Beim vorliegenden Verfahrensergebnis war dem Bund als dem zuständigen Rechtsträger auf Antrag der belangten Behörde der Vorlage- und Schriftsatzaufwand nach den Pauschalbeträgen und der geltenden UVS-Aufwandersatzverordnung (BGBl. II Nr. 456/2008) und damit ein Verfahrensaufwand in Höhe von insgesamt 426,20 Euro zuzusprechen.

 

Rechtsmittelbelehrung:

Gegen diesen Bescheid ist kein ordentliches Rechtsmittel zulässig.

Hinweis:

1. Gegen diesen Bescheid kann innerhalb von sechs Wochen ab seiner Zustellung Beschwerde an den Verfassungsgerichtshof und/oder an den Verwaltungsgerichtshof erhoben werden; diese muss – von gesetzlichen Ausnahmen abgesehen – jeweils von einer bevollmächtigten Rechtsanwältin oder einem bevollmächtigten Rechtsanwalt eingebracht werden.

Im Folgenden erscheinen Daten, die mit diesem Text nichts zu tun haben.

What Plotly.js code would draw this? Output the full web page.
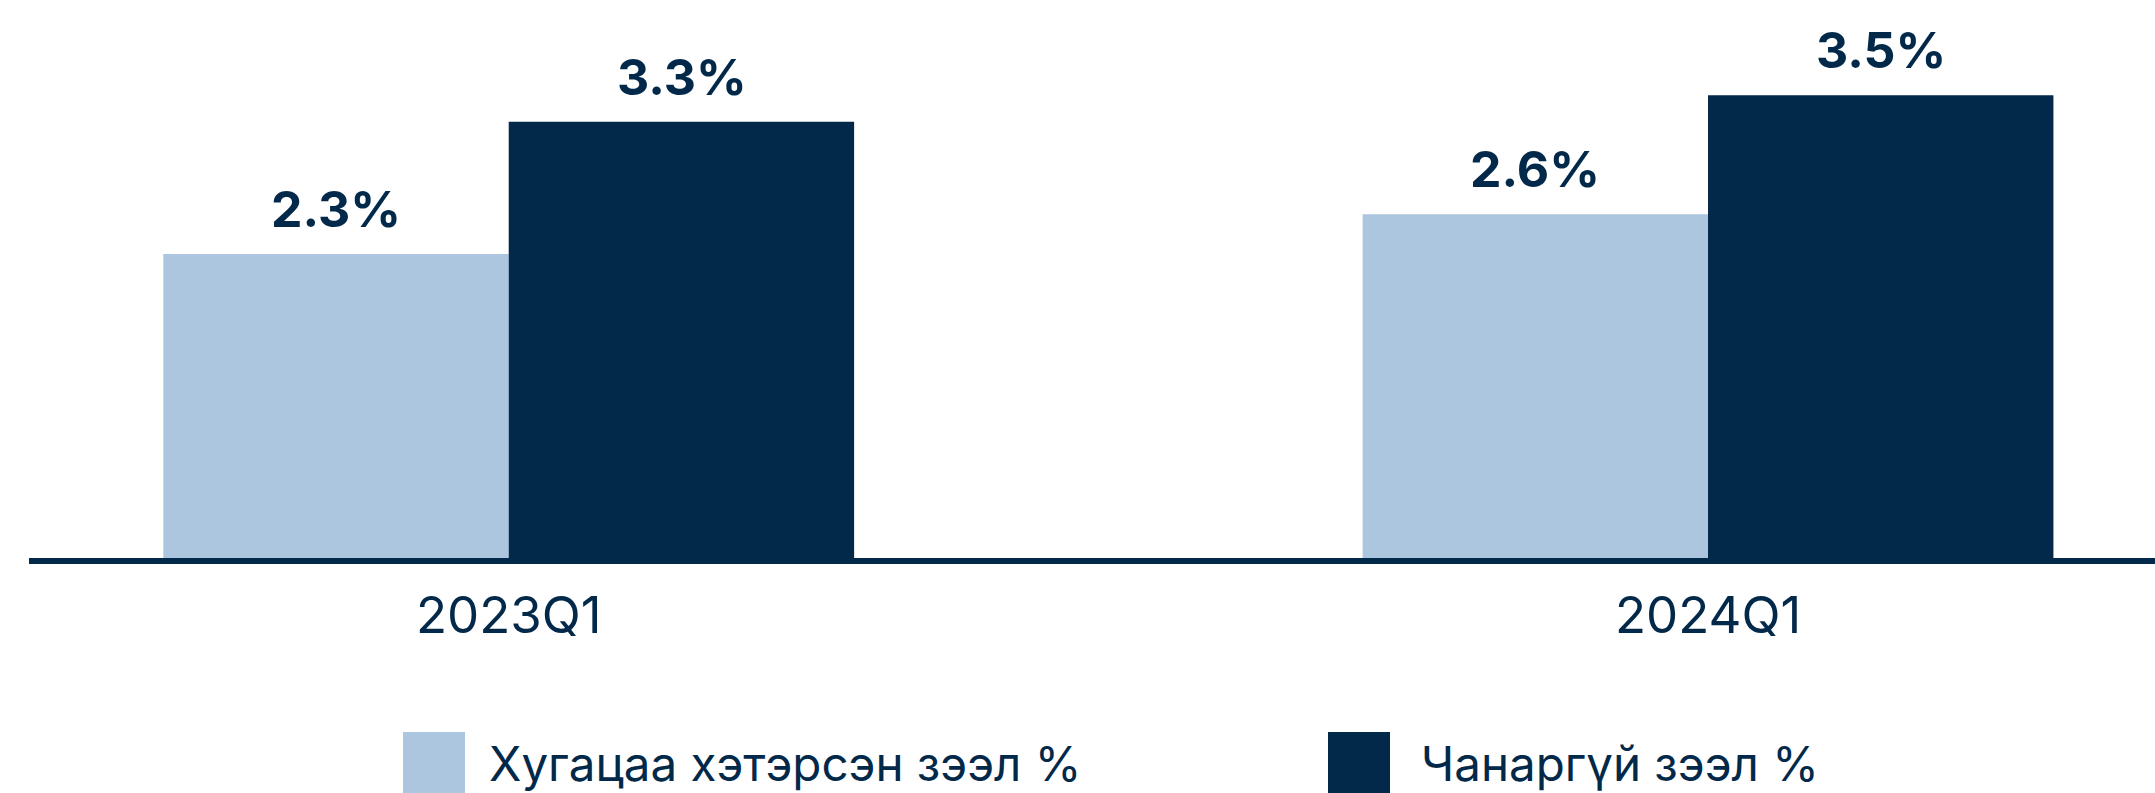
<!DOCTYPE html>
<html>
<head>
<meta charset="utf-8">
<script src="https://cdn.plot.ly/plotly-3.0.1.min.js"></script>
<style>html,body{margin:0;padding:0;background:#fff;}#chart{width:2155px;height:793px;}</style>
</head>
<body>
<div id="chart"></div>
<script>
// ---- data ----
const categories = ["2023Q1", "2024Q1"];
const seriesNames = ["Хугацаа хэтэрсэн зээл %", "Чанаргүй зээл %"];
const overdueLoans = [2.3, 2.6];
const nonPerformingLoans = [3.3, 3.5];

// ---- style ----
const W = 2155, H = 793;
const M = {l: 29, r: 0, t: 0, b: 235};
const colors = ["#ADC6DF", "#03294A"];
const textColor = "#03294A";
const font = "Inter, 'Noto Sans', sans-serif";

const seriesValues = [overdueLoans, nonPerformingLoans];

const traces = seriesValues.map((vals, i) => ({
  type: "bar",
  name: seriesNames[i],
  x: categories,
  y: vals,
  marker: {color: colors[i], line: {width: 0}},
  showlegend: false,
  hoverinfo: "skip"
}));

// value labels via annotations anchored to data
const barHalfOffsetPx = 173;
const annotations = [];
seriesValues.forEach((vals, i) => {
  vals.forEach((v, j) => {
    annotations.push({
      x: categories[j], y: v, xref: "x", yref: "y",
      text: v.toFixed(1) + "%",
      showarrow: false,
      xshift: i === 0 ? -barHalfOffsetPx : barHalfOffsetPx,
      yanchor: "bottom", yshift: 13,
      font: {family: font, size: 50, color: textColor, weight: 700}
    });
  });
});

// manual legend
const plotW = W - M.l - M.r, plotH = H - M.t - M.b;
const px2x = p => (p - M.l) / plotW;
const px2y = p => (H - M.b - p) / plotH;
const legendItems = [
  {sx: 403, tx: 487},
  {sx: 1328, tx: 1419}
];
const shapes = [];
legendItems.forEach((it, i) => {
  shapes.push({
    type: "rect", xref: "paper", yref: "paper",
    x0: px2x(it.sx), x1: px2x(it.sx + 62),
    y0: px2y(732), y1: px2y(800),
    fillcolor: colors[i], line: {width: 0}, layer: "above"
  });
  annotations.push({
    xref: "paper", yref: "paper",
    x: px2x(it.tx), y: px2y(763),
    xanchor: "left", yanchor: "middle",
    text: seriesNames[i], showarrow: false,
    font: {family: font, size: 47.5, color: textColor}
  });
});

const layout = {
  width: W, height: H,
  margin: M,
  paper_bgcolor: "#fff", plot_bgcolor: "#fff",
  barmode: "group", bargap: 0.424, bargroupgap: 0,
  showlegend: false,
  xaxis: {
    type: "category",
    range: [-0.4, 1.3727],
    showline: true, linewidth: 6, linecolor: "#03294A",
    ticks: "", showgrid: false, zeroline: false,
    ticklabelstandoff: 8,
    tickfont: {family: font, size: 51, color: textColor},
    fixedrange: true
  },
  yaxis: {
    range: [0, 4.221],
    visible: false, showgrid: false, zeroline: false,
    fixedrange: true
  },
  annotations: annotations,
  shapes: shapes,
  font: {family: font, color: textColor}
};

Plotly.newPlot("chart", traces, layout, {displayModeBar: false, staticPlot: true});
</script>
</body>
</html>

Für jede dieser Beschwerden ist eine Eingabegebühr von 220 Euro zu entrichten.

2. Im gegenständlichen Beschwerdeverfahren sind Stempelgebühren für die Beschwerde von 20,40 Euro angefallen.

 

 

 

Mag. Bergmayr-Mann

 

 

VwSen-401106/5/BMa/Kr vom 6. April 2011

 

Erkenntnis

 

FPG 2005 §76 Abs1;

FPG 2005 §77 Abs1

 

 

 

Die belangte Behörde hat auf Grund des Verhaltens des Bf zu Recht bei der Verhängung der Schubhaft Fluchtgefahr angenommen, sodass die Verhängung der Schubhaft zu Recht erfolgte. Durch sein Verhalten (hervorzuheben ist das zweimalige ungerechtfertigte Entfernen aus der Erstaufnahmestelle, sein unsteter Aufenthalt, die Missachtung des Ladungsbescheids und die Nichtmitwirkung bei der Erlangung des Heimreisezertifikats) hat der Bf dargelegt, dass es ihm darum geht, in Österreich zu bleiben, und er hat es auch in Kauf genommen, in die Anonymität abzutauchen.